# Has anyone used surrogacyfinder.com?



## PaulJamie

Hi everyone
Has anybody used the website surrogacyfinder.com or any similar website to successfully find an egg donor or surrogate?
Any advice greatfully received!


----------



## happilymatched

I recently joined surrogacyfinder.com. It has been very hit and miss.
I have spoken to a few surros from there and I am meeting a surro very soon however she also found me through another free site. I have had better resullts from surrogacy chat sites on face book.
However, If you have exhausted all other routes then go for it.


----------



## ♥JJ1♥

do they charge to join?


----------



## happilymatched

Surrogate finder are £99 for 6 months.
If you pop surrogacy into face book it will bring up lots of choice. You will then find others through friend lists.
These are all free.


----------



## nostalgicsam

I know of it and know you do indeed have to pay £99 just to search it, but I have also heard some not good things about them, not sure how true these things are tho, I agree with fleur, try exhausting all the other places first, there are load sof palces if you search on google and on **


----------



## PaulJamie

Great, thanks for the advice


----------



## riverland

hi 

I have just joined Surrogatefinder , I am looking for an egg donation , can anybody tell me if their site is really authentic or is it a money making fake website with fake doners and surrogates?
thanks


----------



## Gojogo

Hi Riverland, Just wondering how you got on with surrogatefinder. I'm thinking of joining them to find sperm donors but they only have 4 registered in Japan which  makes £99 a bit steep. I have found a number of local sites but it's even harder for me to judge their authenticity in Japanese.


----------



## nevergiveup1

I joined surrogaefinder.com and paid the 99pounds and thought it was well worth it.
I found 4 surrogates that I liked that were available and had all done surrogacy before.
It was a quick way of being in contact with surrogates.
WELL WORTH IT!!


----------



## Gojogo

Thanks Nevergiveup1, 

It's a relief to know that they are at least legitimate.  That helps a heap.
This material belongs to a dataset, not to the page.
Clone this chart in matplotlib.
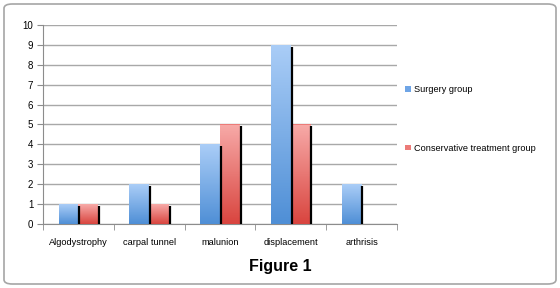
import numpy as np
import matplotlib
matplotlib.use("Agg")
import matplotlib.pyplot as plt
from matplotlib.patches import FancyBboxPatch
from matplotlib.colors import LinearSegmentedColormap

## donnees
categories = ["Algodystrophy", "carpal tunnel", "malunion", "displacement", "arthrisis"]
surgery = [1, 2, 4, 9, 2]
conservative = [1, 1, 5, 5, 0]
series_names = ["Surgery group", "Conservative treatment group"]

## figure
fig = plt.figure(figsize=(5.6, 2.88), dpi=100)
ax = fig.add_axes([43/560, 1 - 224/288, (397 - 43)/560, (224 - 25)/288])

# cadre arrondi
cadre = FancyBboxPatch((4/560, 4/288), 552/560, 280/288,
                       boxstyle="round,pad=0,rounding_size=0.015",
                       transform=fig.transFigure, facecolor="white",
                       edgecolor="#a6a6a6", linewidth=1.2, zorder=-10)
fig.patches.append(cadre)

cmap_b = LinearSegmentedColormap.from_list("b", ["#4f8fd6", "#aacdf7"])
cmap_r = LinearSegmentedColormap.from_list("r", ["#d9453f", "#f7aaa8"])

x = np.arange(len(categories))
w = 0.28

def barres_degrade(pos, vals, cmap, label, col):
    bars = ax.bar(pos, vals, w, color=col, label=label, zorder=2)
    for b, v in zip(bars, vals):
        if v <= 0:
            continue
        x0, y0 = b.get_x(), b.get_y()
        x1, y1 = x0 + b.get_width(), y0 + b.get_height()
        grad = np.linspace(0, 1, 100).reshape(-1, 1)
        im = ax.imshow(grad, extent=[x0, x1, y0, y1], origin="lower",
                       cmap=cmap, aspect="auto", zorder=3)
        im.set_clip_path(b)
        # ombre noire a droite
        ax.vlines(x1 + 0.012, 0, v - 0.1, color="black", linewidth=1.6, zorder=4)
    return bars

barres_degrade(x - w/2, surgery, cmap_b, series_names[0], "#6fa5e6")
barres_degrade(x + w/2, conservative, cmap_r, series_names[1], "#ec7b78")

ax.set_xlim(-0.5, len(categories) - 0.5)
ax.set_ylim(0, 10)
ax.set_yticks(range(0, 11))
ax.set_xticks(x)
ax.set_xticklabels(categories, fontsize=6.7, family="Liberation Sans")
for t in ax.get_yticklabels():
    t.set_fontsize(7)
    t.set_family("Liberation Sans")
ax.tick_params(axis="x", length=0, pad=10)
ax.tick_params(axis="y", length=4, color="#8c8c8c", pad=3)
ax.set_xticks(np.arange(-0.5, len(categories)), minor=True)
ax.tick_params(axis="x", which="minor", length=4, color="#8c8c8c")

ax.grid(axis="y", color="#a8a8a8", linewidth=1)
ax.set_axisbelow(True)
for s in ["top", "right"]:
    ax.spines[s].set_visible(False)
ax.spines["left"].set_color("#8c8c8c")
ax.spines["bottom"].set_color("#8c8c8c")
ax.set_facecolor("none")

# legende
h, l = ax.get_legend_handles_labels()
leg = fig.legend(h, l, loc="upper left", bbox_to_anchor=(397/560, 1 - 77/288),
                 frameon=False, handlelength=0.6, handleheight=0.6,
                 labelspacing=5.4, handletextpad=0.4,
                 prop={"family": "Liberation Sans", "size": 6.6})

fig.text(0.5, 1 - 267/288, "Figure 1", ha="center", va="center",
         fontsize=11.5, fontweight="bold", family="Liberation Sans")

fig.savefig("out.png", dpi=100)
I'll think again (I'd pretty much decided not to use them). There are only 4 registered donors in the entire country, 3 of them live 550 miles away and the nearest guy lives 100 miles from me which means he is the only reasonable option. I'd be paying 99 quid to choose one dude out of a pool of...one. The man with the golden sperm. I've thought so much about this guy and he doesn't even know I exist   And I don't even know what he looks like.

Anyway, it's a huge gamble on top of so many more. I just wish they had a cheaper/more reasonable option for situations like this.  But yes the other worry was if they were honest so thanks for confirming that.


----------



## Gojogo

PS sorry for barging in on the surrogacy thread


----------